--- BEGIN ---
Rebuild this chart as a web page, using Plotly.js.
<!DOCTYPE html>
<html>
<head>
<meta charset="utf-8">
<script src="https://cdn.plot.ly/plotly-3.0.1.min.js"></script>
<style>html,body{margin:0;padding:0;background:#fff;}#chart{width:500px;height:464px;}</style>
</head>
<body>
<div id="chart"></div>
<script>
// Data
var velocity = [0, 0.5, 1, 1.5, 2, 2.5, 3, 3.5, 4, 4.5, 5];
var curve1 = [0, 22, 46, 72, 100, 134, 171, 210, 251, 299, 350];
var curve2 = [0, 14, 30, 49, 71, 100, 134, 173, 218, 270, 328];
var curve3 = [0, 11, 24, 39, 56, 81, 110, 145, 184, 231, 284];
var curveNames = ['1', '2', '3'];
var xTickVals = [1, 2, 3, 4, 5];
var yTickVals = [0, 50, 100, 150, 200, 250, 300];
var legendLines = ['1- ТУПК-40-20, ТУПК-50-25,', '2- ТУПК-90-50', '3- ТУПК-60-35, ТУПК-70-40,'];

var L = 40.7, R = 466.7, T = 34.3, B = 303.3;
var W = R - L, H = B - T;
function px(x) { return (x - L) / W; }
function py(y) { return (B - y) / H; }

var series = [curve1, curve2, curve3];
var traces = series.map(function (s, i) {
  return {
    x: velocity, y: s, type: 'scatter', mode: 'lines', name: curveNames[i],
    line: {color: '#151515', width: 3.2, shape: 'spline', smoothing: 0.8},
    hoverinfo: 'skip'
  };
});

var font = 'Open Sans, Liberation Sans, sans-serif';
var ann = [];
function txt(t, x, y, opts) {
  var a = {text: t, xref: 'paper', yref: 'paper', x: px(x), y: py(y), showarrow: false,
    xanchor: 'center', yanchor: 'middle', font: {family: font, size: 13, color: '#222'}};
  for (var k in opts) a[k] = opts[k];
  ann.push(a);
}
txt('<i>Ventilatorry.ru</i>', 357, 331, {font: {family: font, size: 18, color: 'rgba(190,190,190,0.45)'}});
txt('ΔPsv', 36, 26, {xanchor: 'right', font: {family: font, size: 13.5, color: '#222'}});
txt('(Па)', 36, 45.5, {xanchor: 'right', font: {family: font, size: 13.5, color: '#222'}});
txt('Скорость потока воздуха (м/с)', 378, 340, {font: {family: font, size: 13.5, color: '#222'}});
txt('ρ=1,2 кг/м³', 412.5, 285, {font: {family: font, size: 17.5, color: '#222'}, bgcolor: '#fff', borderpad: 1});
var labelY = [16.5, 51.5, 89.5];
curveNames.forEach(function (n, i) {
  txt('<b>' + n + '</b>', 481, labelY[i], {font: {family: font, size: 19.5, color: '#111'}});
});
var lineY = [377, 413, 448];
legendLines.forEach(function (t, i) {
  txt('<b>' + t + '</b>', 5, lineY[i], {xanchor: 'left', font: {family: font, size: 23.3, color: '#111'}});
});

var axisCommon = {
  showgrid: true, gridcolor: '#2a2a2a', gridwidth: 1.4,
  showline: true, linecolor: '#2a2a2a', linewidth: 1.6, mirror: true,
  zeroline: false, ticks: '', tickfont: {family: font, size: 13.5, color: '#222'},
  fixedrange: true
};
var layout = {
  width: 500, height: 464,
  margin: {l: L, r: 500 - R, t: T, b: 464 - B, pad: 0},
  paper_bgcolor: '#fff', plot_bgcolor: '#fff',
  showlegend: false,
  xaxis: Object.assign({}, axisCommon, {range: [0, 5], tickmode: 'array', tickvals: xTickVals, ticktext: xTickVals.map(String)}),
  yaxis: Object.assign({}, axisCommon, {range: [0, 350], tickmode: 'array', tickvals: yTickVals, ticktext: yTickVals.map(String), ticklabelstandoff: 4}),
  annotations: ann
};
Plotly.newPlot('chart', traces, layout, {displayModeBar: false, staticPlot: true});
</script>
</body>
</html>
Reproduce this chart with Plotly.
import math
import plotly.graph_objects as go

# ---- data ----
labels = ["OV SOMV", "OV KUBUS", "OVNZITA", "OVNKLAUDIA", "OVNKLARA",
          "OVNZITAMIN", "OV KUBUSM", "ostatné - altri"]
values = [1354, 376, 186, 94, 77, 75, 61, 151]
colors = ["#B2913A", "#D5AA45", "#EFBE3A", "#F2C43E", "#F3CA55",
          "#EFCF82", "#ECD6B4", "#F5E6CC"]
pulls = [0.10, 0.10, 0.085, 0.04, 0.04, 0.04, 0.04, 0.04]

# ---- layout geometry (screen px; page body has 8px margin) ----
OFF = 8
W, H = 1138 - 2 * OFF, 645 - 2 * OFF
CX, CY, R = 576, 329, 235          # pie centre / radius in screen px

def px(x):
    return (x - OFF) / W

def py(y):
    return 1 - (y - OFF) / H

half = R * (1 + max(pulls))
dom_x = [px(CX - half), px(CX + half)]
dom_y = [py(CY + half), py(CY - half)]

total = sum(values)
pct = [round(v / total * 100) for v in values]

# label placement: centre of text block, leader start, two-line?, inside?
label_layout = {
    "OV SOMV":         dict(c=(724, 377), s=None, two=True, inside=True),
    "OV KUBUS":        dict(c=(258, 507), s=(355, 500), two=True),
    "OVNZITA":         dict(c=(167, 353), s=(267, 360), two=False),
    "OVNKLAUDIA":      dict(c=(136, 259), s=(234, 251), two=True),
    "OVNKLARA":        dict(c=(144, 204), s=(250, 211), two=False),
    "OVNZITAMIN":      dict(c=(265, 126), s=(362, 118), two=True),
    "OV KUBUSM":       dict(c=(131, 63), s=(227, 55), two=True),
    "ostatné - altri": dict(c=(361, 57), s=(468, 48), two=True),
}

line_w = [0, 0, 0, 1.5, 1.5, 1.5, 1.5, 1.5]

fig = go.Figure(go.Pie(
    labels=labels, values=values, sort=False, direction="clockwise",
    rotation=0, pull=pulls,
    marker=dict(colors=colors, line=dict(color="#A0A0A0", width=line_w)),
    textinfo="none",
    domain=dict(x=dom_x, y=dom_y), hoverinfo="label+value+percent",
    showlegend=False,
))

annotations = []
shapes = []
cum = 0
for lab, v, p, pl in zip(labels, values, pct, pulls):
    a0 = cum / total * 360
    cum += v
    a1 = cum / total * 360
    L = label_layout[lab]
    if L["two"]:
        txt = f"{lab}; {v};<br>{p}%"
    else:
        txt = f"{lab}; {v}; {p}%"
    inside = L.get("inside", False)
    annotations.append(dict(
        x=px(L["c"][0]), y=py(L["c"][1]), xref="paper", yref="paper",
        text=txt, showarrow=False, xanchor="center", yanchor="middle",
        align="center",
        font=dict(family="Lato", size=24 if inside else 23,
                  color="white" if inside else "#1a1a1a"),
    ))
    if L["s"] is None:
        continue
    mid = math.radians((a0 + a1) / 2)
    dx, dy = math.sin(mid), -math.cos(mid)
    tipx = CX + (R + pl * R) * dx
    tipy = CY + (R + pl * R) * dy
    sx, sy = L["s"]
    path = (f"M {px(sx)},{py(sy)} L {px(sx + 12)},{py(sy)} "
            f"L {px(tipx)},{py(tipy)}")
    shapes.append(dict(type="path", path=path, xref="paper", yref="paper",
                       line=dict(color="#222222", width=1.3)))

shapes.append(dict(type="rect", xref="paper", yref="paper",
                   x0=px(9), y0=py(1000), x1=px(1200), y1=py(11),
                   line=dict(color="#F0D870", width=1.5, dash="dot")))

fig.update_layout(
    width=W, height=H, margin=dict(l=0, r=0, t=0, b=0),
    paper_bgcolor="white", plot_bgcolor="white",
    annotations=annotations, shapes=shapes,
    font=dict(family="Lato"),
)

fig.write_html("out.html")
--- END ---
* [Short problem]:
Reproduce exactly, and only, the lines from the one that contains "Reproduce this chart with Plotly." down to the one that contains "import plotly.graph_objects as go", both ends included.

* [Reply to the exercise]:
Reproduce this chart with Plotly.
import math
import plotly.graph_objects as go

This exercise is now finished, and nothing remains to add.